As stated in the comments, the features of this weapon are akin to having both the Sentinel feat (to drop an opponent's movement to 0 with an AoO) and the Polearm Master feat (to attack an opponent as an AoO that enters your reach).
As I stated above, I would recommend a re-write to try and bring this in line with what's used in the MM first and foremost. As part of that re-write, I would strive to avoid language that intermingles language from the PHB as there's a lot of reasons to keep this out of the hands of players. I recommend the following:
Drow Wall Guard
Sticky Long Spear. Melee Weapon Attack: +2 to hit, reach 10 ft., one target. Hit: 6 (1d8+2) bludgeoning damage, and the target is grappled (escape DC12). Until this grapple ends, the drow wall guard can't use its sticky long spear on another target. The drow wall guard has disadvantage on sticky long spear attacks against a target within 5 feet of them.
A target that escapes the grapple must move directly away from the drow wall guard until out of their reach before resuming normal movement, this movement does not provoke an Attack of Opportunity for moving out of an opponent's reach.
Sticky Long Spear. The drow wall guard makes an attack with its sticky long spear when an opponent enters their reach.
This proposed revision used elements from the octopus, bandit captain, lance description, and pulled them together to create a custom weapon that's usable only by NPCs.

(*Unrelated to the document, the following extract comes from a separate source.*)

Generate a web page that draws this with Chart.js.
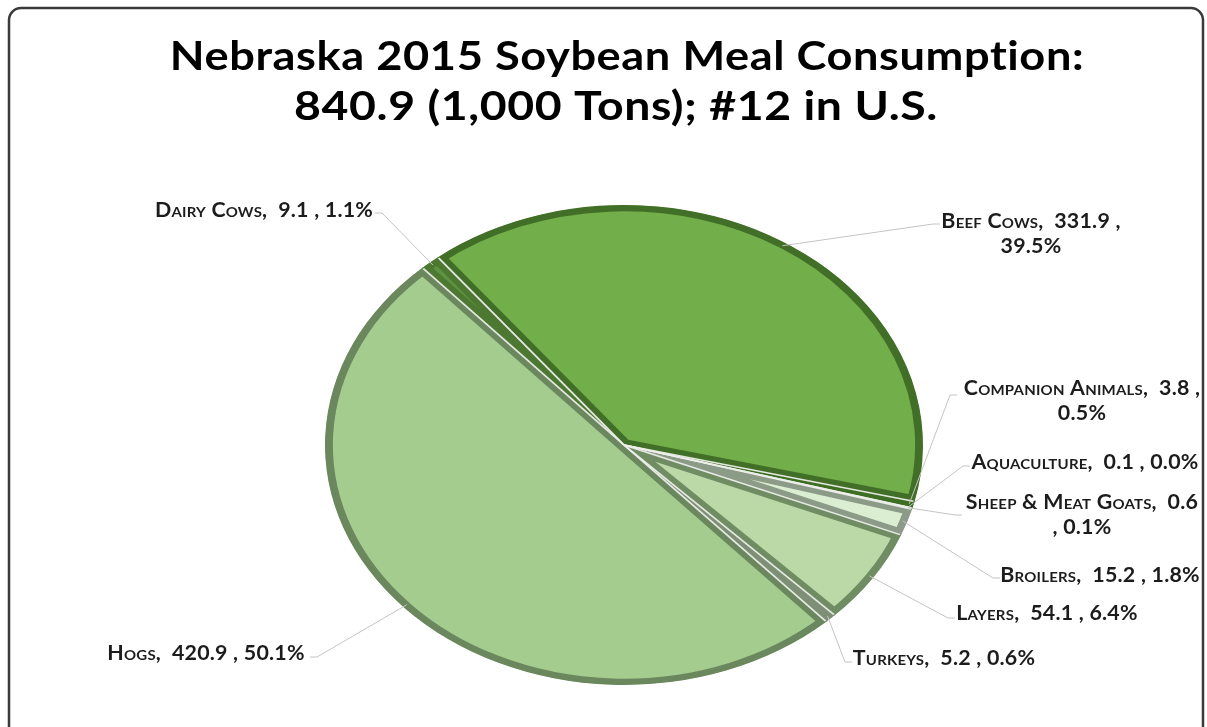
<!DOCTYPE html>
<html>
<head>
<meta charset="utf-8">
<script src="https://cdn.jsdelivr.net/npm/chart.js@4.4.1/dist/chart.umd.min.js"></script>
<style>
  html, body { margin: 0; padding: 0; background: #ffffff; overflow: hidden; }
  canvas { display: block; }
</style>
</head>
<body>
<canvas id="chart" width="1207" height="727" style="width:1207px;height:727px"></canvas>
<script>
// ---- data ----
const titleLines = ['Nebraska 2015 Soybean Meal Consumption:', '840.9 (1,000 Tons); #12 in U.S.'];
const categories = ['Beef Cows', 'Companion Animals', 'Aquaculture', 'Sheep & Meat Goats',
                    'Broilers', 'Layers', 'Turkeys', 'Hogs', 'Dairy Cows'];
const consumption = [331.9, 3.8, 0.1, 0.6, 15.2, 54.1, 5.2, 420.9, 9.1]; // 1,000 tons

// ---- styling ----
const sliceFill   = ['#72AE4A', '#4F8A2E', '#A9D18E', '#C5E0B4', '#DCEED2', '#BAD9A6', '#9FBA8E', '#A5CC8F', '#5E9140'];
const sliceBevel  = ['#426F27', '#3E6E22', '#7E9A70', '#8C9C86', '#8C9B87', '#6F8C63', '#7D8F74', '#6A875D', '#4C7832'];
const stretchX = 299 / 240;      // pie drawn as an ellipse

// label placement: text centre, first row, line break style, leader end point
const labelLayout = [
  { cx: 1031, y: 222, br: 'pct',   ex: 940,  ey: 224 },  // Beef Cows
  { cx: 1082, y: 389, br: 'pct',   ex: 957,  ey: 395 },  // Companion Animals
  { cx: 1085, y: 463, br: null,    ex: 970,  ey: 466 },  // Aquaculture
  { cx: 1082, y: 503, br: 'comma', ex: 962,  ey: 515 },  // Sheep & Meat Goats
  { cx: 1100, y: 576, br: null,    ex: 1000, ey: 578 },  // Broilers
  { cx: 1047, y: 614, br: null,    ex: 955,  ey: 618 },  // Layers
  { cx: 944,  y: 659, br: null,    ex: 852,  ey: 662 },  // Turkeys
  { cx: 206,  y: 654, br: null,    ex: 310,  ey: 657 },  // Hogs
  { cx: 264,  y: 211, br: null,    ex: 375,  ey: 213 }   // Dairy Cows
];

const total = consumption.reduce((a, b) => a + b, 0);

function drawText(ctx, str, x, y, font, color, sx, spacing) {
  ctx.save();
  ctx.font = font;
  ctx.fillStyle = color;
  ctx.textAlign = 'center';
  ctx.textBaseline = 'middle';
  if ('letterSpacing' in ctx) ctx.letterSpacing = spacing || '0px';
  ctx.translate(x, y);
  ctx.scale(sx, 1);
  ctx.fillText(str, 0, 0);
  ctx.restore();
}

// rounded outer frame
const framePlugin = {
  id: 'frame',
  beforeDraw(chart) {
    const ctx = chart.ctx;
    const x0 = 9, y0 = 8, x1 = 1203, y1 = 740, r = 12;
    ctx.save();
    ctx.beginPath();
    ctx.moveTo(x0 + r, y0);
    ctx.lineTo(x1 - r, y0);
    ctx.arcTo(x1, y0, x1, y0 + r, r);
    ctx.lineTo(x1, y1 - r);
    ctx.arcTo(x1, y1, x1 - r, y1, r);
    ctx.lineTo(x0 + r, y1);
    ctx.arcTo(x0, y1, x0, y1 - r, r);
    ctx.lineTo(x0, y0 + r);
    ctx.arcTo(x0, y0, x0 + r, y0, r);
    ctx.closePath();
    ctx.lineWidth = 2.5;
    ctx.strokeStyle = '#3a3a3a';
    ctx.stroke();
    ctx.restore();
  }
};

// squash the round pie into an ellipse and add light seams between slices
const ellipsePlugin = {
  id: 'ellipse',
  beforeDatasetsDraw(chart) {
    const a = chart.getDatasetMeta(0).data[0];
    const ctx = chart.ctx;
    ctx.save();
    ctx.translate(a.x, a.y);
    ctx.scale(stretchX, 1);
    ctx.translate(-a.x, -a.y);
  },
  afterDatasetsDraw(chart) {
    const ctx = chart.ctx;
    const arcs = chart.getDatasetMeta(0).data;
    ctx.lineWidth = 1.6;
    ctx.strokeStyle = 'rgba(236,238,234,0.95)';
    arcs.forEach(arc => {
      const r = arc.outerRadius - 1;
      ctx.beginPath();
      ctx.moveTo(arc.x, arc.y);
      ctx.lineTo(arc.x + Math.cos(arc.startAngle) * r, arc.y + Math.sin(arc.startAngle) * r);
      ctx.stroke();
    });
    ctx.restore();
  }
};

// category, value and share labels with leader lines
const labelPlugin = {
  id: 'sliceLabels',
  afterDraw(chart) {
    const ctx = chart.ctx;
    const arcs = chart.getDatasetMeta(0).data;
    const font = 'small-caps bold 20px Lato';
    arcs.forEach((arc, i) => {
      const L = labelLayout[i];
      const mid = (arc.startAngle + arc.endAngle) / 2;
      const r = arc.outerRadius * 0.985;
      const px = arc.x + Math.cos(mid) * r * stretchX;
      const py = arc.y + Math.sin(mid) * r;
      const dir = L.ex > px ? -1 : 1;
      ctx.save();
      ctx.strokeStyle = '#c4c4c4';
      ctx.lineWidth = 1;
      ctx.beginPath();
      ctx.moveTo(px, py);
      ctx.lineTo(L.ex + dir * 7, L.ey);
      ctx.lineTo(L.ex, L.ey);
      ctx.stroke();
      ctx.restore();

      const val = consumption[i].toFixed(1);
      const pct = (consumption[i] / total * 100).toFixed(1) + '%';
      let lines;
      if (L.br === 'pct') lines = [categories[i] + ',  ' + val + ' ,', pct];
      else if (L.br === 'comma') lines = [categories[i] + ',  ' + val, ', ' + pct];
      else lines = [categories[i] + ',  ' + val + ' , ' + pct];
      lines.forEach((s, k) => drawText(ctx, s, L.cx, L.y + k * 25, font, '#1c1c1c', 1.07, '0.2px'));
    });
  }
};

const titlePlugin = {
  id: 'twoLineTitle',
  afterDraw(chart) {
    const ctx = chart.ctx;
    drawText(ctx, titleLines[0], 627, 57, 'bold 40px Lato', '#000000', 1.13, '0.5px');
    drawText(ctx, titleLines[1], 616, 107, 'bold 40px Lato', '#000000', 1.16, '0.5px');
  }
};

new Chart(document.getElementById('chart'), {
  type: 'pie',
  data: {
    labels: categories,
    datasets: [{
      data: consumption,
      backgroundColor: sliceFill,
      borderColor: sliceBevel,
      borderWidth: 6,
      borderAlign: 'inner',
      hoverOffset: 0
    }]
  },
  options: {
    responsive: false,
    animation: false,
    events: [],
    rotation: 321.5,
    radius: 240,
    layout: { padding: { left: 141, right: 100, top: 183, bottom: 20 } },
    plugins: {
      legend: { display: false },
      tooltip: { enabled: false },
      title: { display: false }
    }
  },
  plugins: [framePlugin, ellipsePlugin, labelPlugin, titlePlugin]
});
</script>
</body>
</html>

You will note that I've removed any specific mentions of dropping an opponent's speed to 0, that language is inherent with the opponent becoming grappled.
You may wish to supplement with some language about how the long spears are regularly blessed by a priestess of Lolth to continue exuding webbing that's used to facilitate the grappling mechanic, but the webbing also glues the drow wall guard's hands to the spear (so they can't be easily disarmed). In doing so, you help restrict the usage of such a weapon beyond every rank and file soldier, and make it unusable by soldiers who are far away from the main cities, and finally make it so that these soldiers can't easily just switch to a better weapon when the situation devolves against them.